When a cost is tax deductible, you take it off your income before tax is worked out. The mechanism is simple subtraction: income minus deductible costs equals taxable profit, and tax is charged on that smaller figure. So the value of a deduction is not the amount you spent — it is the tax you avoid on that amount. Spend £1,000 on something deductible and you do not get £1,000 back; you simply do not pay tax on that slice of income.
For employees the rules are far tighter, but for the self-employed the key gateway is whether the expense is an allowable expense under the "wholly and exclusively" test. Pass it and the cost is deductible; fail it and it is not.
The phrase trips people up because "exclusively" is taken seriously. A cost that serves both a business and a private purpose at the same time — clothes you could wear day to day, an everyday meal — generally fails. But where a cost can be cleanly split, you deduct the business share: a mobile phone used 70% for work means 70% of the bill is deductible. A room used as an office for set hours lets you apportion household costs. The line is between apportionable dual use (allowed) and inseparable dual purpose (not allowed).
Aisha is a self-employed graphic designer in England with £50,000 of income. She buys a £2,000 laptop and £1,000 of software, both wholly for the business — £3,000 of deductible costs.
| Step | Without deduction | With £3,000 deduction |
|---|---|---|
| Income | £50,000 | £50,000 |
| Less deductible costs | £0 | £3,000 |
| Taxable profit | £50,000 | £47,000 |
| Profit in higher-rate band | None (just under £50,270) | None |
All her profit sits in the basic-rate band (up to £50,270), so the £3,000 deduction saves Income Tax at 20% (£600) plus Class 4 NI at 6% (£180) — a total saving of £780. The laptop and software still cost her £3,000; the deduction simply returns £780 of it via a lower tax bill. A higher-rate taxpayer would save £40% + 2% = £1,260 on the same £3,000. Run your own figures with the sole trader tax calculator.
Typically deductible for a sole trader: stock and materials, business travel and mileage, a fair share of home-working costs, professional fees, software and subscriptions, business insurance, and staff wages. Typically not deductible: ordinary commuting from home to a regular workplace, everyday clothing, client entertaining (specifically blocked), and any private-use portion of a mixed cost. Fines and most penalties are also non-deductible. The full picture lives under allowable expenses, and the TapTax blog has category-by-category guides.

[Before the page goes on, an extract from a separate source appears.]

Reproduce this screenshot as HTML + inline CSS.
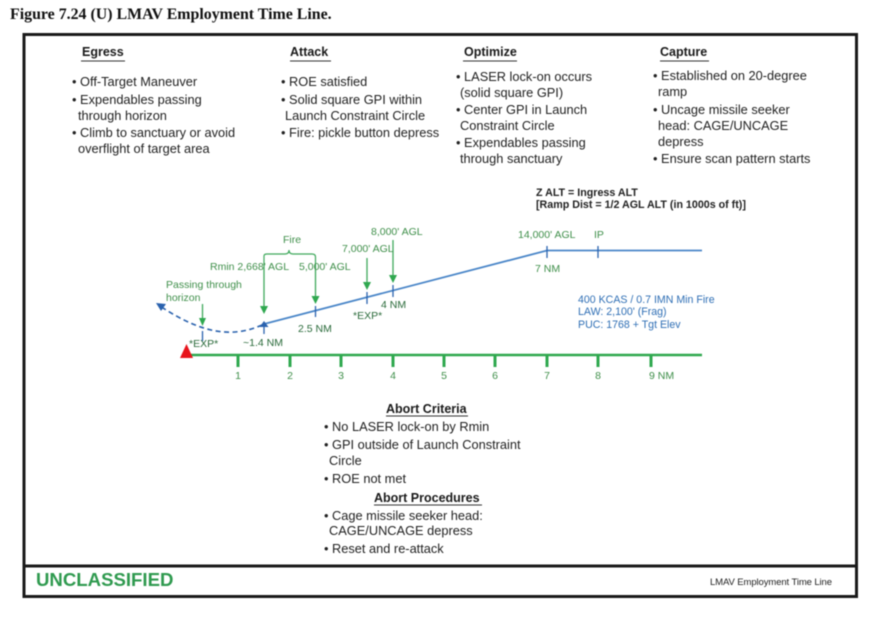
<!DOCTYPE html>
<html><head><meta charset="utf-8">
<style>
html,body{margin:0;padding:0;background:#fff}
svg{display:block;filter:blur(.45px)}
text{font-family:"Liberation Sans",sans-serif;font-size:12.8px;fill:#222}
.h{font-weight:bold;font-size:12.5px;fill:#1a1a1a}
.g{fill:#3f8f4a;font-size:10.5px}
.b{fill:#2f6fb5;font-size:10.6px}
</style></head><body>
<svg width="878" height="625" viewBox="0 0 878 625" xmlns="http://www.w3.org/2000/svg">
<rect width="878" height="625" fill="#fff"/>
<text x="10" y="19" style="font-family:'Liberation Serif',serif;font-weight:bold;font-size:15.9px;fill:#111">Figure 7.24 (U) LMAV Employment Time Line.</text>
<rect x="24" y="34.5" width="832.5" height="562" fill="none" stroke="#1a1a1a" stroke-width="3"/>
<line x1="24" y1="566" x2="856" y2="566" stroke="#1a1a1a" stroke-width="3"/>

<text class="h" x="82" y="56">Egress</text><line x1="81" y1="61" x2="125" y2="61" stroke="#333"/>
<text class="h" x="290" y="56">Attack</text><line x1="290" y1="61" x2="331" y2="61" stroke="#333"/>
<text class="h" x="464" y="56">Optimize</text><line x1="463" y1="61" x2="517" y2="61" stroke="#333"/>
<text class="h" x="660" y="56">Capture</text><line x1="660" y1="61" x2="709" y2="61" stroke="#333"/>

<text x="72" y="86">• Off-Target Maneuver</text>
<text x="72" y="104">• Expendables passing</text>
<text x="78" y="120">through horizon</text>
<text x="72" y="137">• Climb to sanctuary or avoid</text>
<text x="78" y="153">overflight of target area</text>

<text x="281" y="86">• ROE satisfied</text>
<text x="281" y="104">• Solid square GPI within</text>
<text x="285" y="120">Launch Constraint Circle</text>
<text x="281" y="137">• Fire: pickle button depress</text>

<text x="456" y="81">• LASER lock-on occurs</text>
<text x="460" y="97">(solid square GPI)</text>
<text x="456" y="114">• Center GPI in Launch</text>
<text x="460" y="130">Constraint Circle</text>
<text x="456" y="147">• Expendables passing</text>
<text x="460" y="163">through sanctuary</text>

<text x="653" y="80">• Established on 20-degree</text>
<text x="658" y="96">ramp</text>
<text x="653" y="114">• Uncage missile seeker</text>
<text x="658" y="130">head: CAGE/UNCAGE</text>
<text x="658" y="146">depress</text>
<text x="653" y="163">• Ensure scan pattern starts</text>

<text x="536" y="196" style="font-weight:bold;font-size:10.7px">Z ALT = Ingress ALT</text>
<text x="536" y="208" style="font-weight:bold;font-size:10.7px">[Ramp Dist = 1/2 AGL ALT (in 1000s of ft)]</text>

<!-- ground axis -->
<line x1="190" y1="355" x2="702" y2="355" stroke="#2fa84f" stroke-width="2.5"/>
<g stroke="#2fa84f" stroke-width="3">
<line x1="238" y1="355" x2="238" y2="367"/><line x1="290" y1="355" x2="290" y2="367"/>
<line x1="341" y1="355" x2="341" y2="367"/><line x1="393" y1="355" x2="393" y2="367"/>
<line x1="444" y1="355" x2="444" y2="367"/><line x1="495" y1="355" x2="495" y2="367"/>
<line x1="547" y1="355" x2="547" y2="367"/><line x1="598" y1="355" x2="598" y2="367"/>
<line x1="651" y1="355" x2="651" y2="367"/>
</g>
<polygon points="186.5,344 180,358 193,358" fill="#e8141c"/>
<g class="g" text-anchor="middle">
<text class="g" x="238" y="379">1</text><text class="g" x="290" y="379">2</text>
<text class="g" x="341" y="379">3</text><text class="g" x="393" y="379">4</text>
<text class="g" x="444" y="379">5</text><text class="g" x="495" y="379">6</text>
<text class="g" x="547" y="379">7</text><text class="g" x="598" y="379">8</text>
</g>
<text class="g" x="649" y="379">9 NM</text>

<!-- flight path -->
<path d="M264 324 L547 250.5 H702" fill="none" stroke="#4a86c8" stroke-width="1.8"/>
<path d="M262 325 C235 337 205 336 160 306" fill="none" stroke="#2a62ae" stroke-width="1.6" stroke-dasharray="5 3.5"/>
<polygon points="156,303 166,304 161,311" fill="#2a62ae"/>
<polygon points="264,321 268.5,327 259.5,327" fill="#2a62ae"/>
<g stroke="#2a62ae" stroke-width="1.3">
<line x1="264" y1="324" x2="264" y2="334"/>
<line x1="202.5" y1="331" x2="202.5" y2="341"/>
<line x1="315.5" y1="306" x2="315.5" y2="317"/>
<line x1="367" y1="292" x2="367" y2="304"/>
<line x1="393" y1="285" x2="393" y2="297"/>
<line x1="547" y1="246" x2="547" y2="258"/>
<line x1="598" y1="246" x2="598" y2="258"/>
</g>

<!-- green callouts -->
<path d="M264 268 V256 Q264 254 267 254 H285 Q289 254 289 250 Q289 254 293 254 H312 Q315.5 254 315.5 257 V268" fill="none" stroke="#3fa95c" stroke-width="1.2"/>
<g stroke="#3fa95c" stroke-width="1.3">
<line x1="264" y1="268" x2="264" y2="308"/>
<line x1="315.5" y1="268" x2="315.5" y2="298"/>
<line x1="367" y1="258" x2="367" y2="284"/>
<line x1="393" y1="240" x2="393" y2="278"/>
<line x1="202.5" y1="304" x2="202.5" y2="320"/>
</g>
<g fill="#2fa84f">
<polygon points="264,314 260,306 268,306"/>
<polygon points="315.5,304 311.5,296 319.5,296"/>
<polygon points="367,290 363,282 371,282"/>
<polygon points="393,283 389,275 397,275"/>
<polygon points="202.5,326 199,318 206,318"/>
</g>

<text class="g" x="283" y="243">Fire</text>
<text class="g" x="210" y="270">Rmin 2,668' AGL</text>
<text class="g" x="299" y="270">5,000' AGL</text>
<text class="g" x="342" y="252">7,000' AGL</text>
<text class="g" x="371" y="235">8,000' AGL</text>
<text class="g" x="166" y="288">Passing through</text>
<text class="g" x="166" y="301">horizon</text>
<text class="g" x="518" y="238">14,000' AGL</text>
<text class="g" x="594" y="238">IP</text>
<text class="g" x="535" y="272">7 NM</text>

<text x="189" y="347" style="font-size:10.5px;fill:#2a6a3a">*EXP*</text>
<text x="243" y="346" style="font-size:10.5px;fill:#2a6a3a">~1.4 NM</text>
<text x="298" y="332" style="font-size:10.5px;fill:#2a6a3a">2.5 NM</text>
<text x="353" y="319" style="font-size:10.5px;fill:#2a6a3a">*EXP*</text>
<text x="381" y="308" style="font-size:10.5px;fill:#2a6a3a">4 NM</text>

<text class="b" x="578" y="303">400 KCAS / 0.7 IMN Min Fire</text>
<text class="b" x="578" y="315">LAW: 2,100' (Frag)</text>
<text class="b" x="578" y="328">PUC: 1768 + Tgt Elev</text>

<!-- abort -->
<text class="h" x="386" y="413">Abort Criteria</text><line x1="386" y1="416" x2="468" y2="416" stroke="#333"/>
<text x="324" y="431">• No LASER lock-on by Rmin</text>
<text x="324" y="449">• GPI outside of Launch Constraint</text>
<text x="329" y="465">Circle</text>
<text x="324" y="483">• ROE not met</text>
<text class="h" x="374" y="502">Abort Procedures</text><line x1="374" y1="505" x2="482" y2="505" stroke="#333"/>
<text x="324" y="520">• Cage missile seeker head:</text>
<text x="329" y="535">CAGE/UNCAGE depress</text>
<text x="324" y="553">• Reset and re-attack</text>

<text x="36" y="586" style="font-weight:bold;font-size:18.6px;fill:#2f9a4f">UNCLASSIFIED</text>
<text x="710" y="585" style="font-size:9.5px;letter-spacing:-.1px">LMAV Employment Time Line</text>
</svg>
</body></html>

Because a deduction saves tax at your marginal rate, the same £1,000 is worth more to a higher earner than a basic-rate one. It is also why the saving differs across the UK: Scotland sets its own income tax bands and rates (with a starter, basic, intermediate, higher, advanced and top rate), so a Scottish taxpayer's saving per £1 deducted depends on their Scottish band, while Class 4 National Insurance is UK-wide. Wales currently mirrors the rest of the UK on rates. None of this changes what is deductible — only how much each deduction is worth.
Tax deductible never means free. It means you don't pay tax on the money you spent — so the real saving is your marginal rate, not the whole receipt.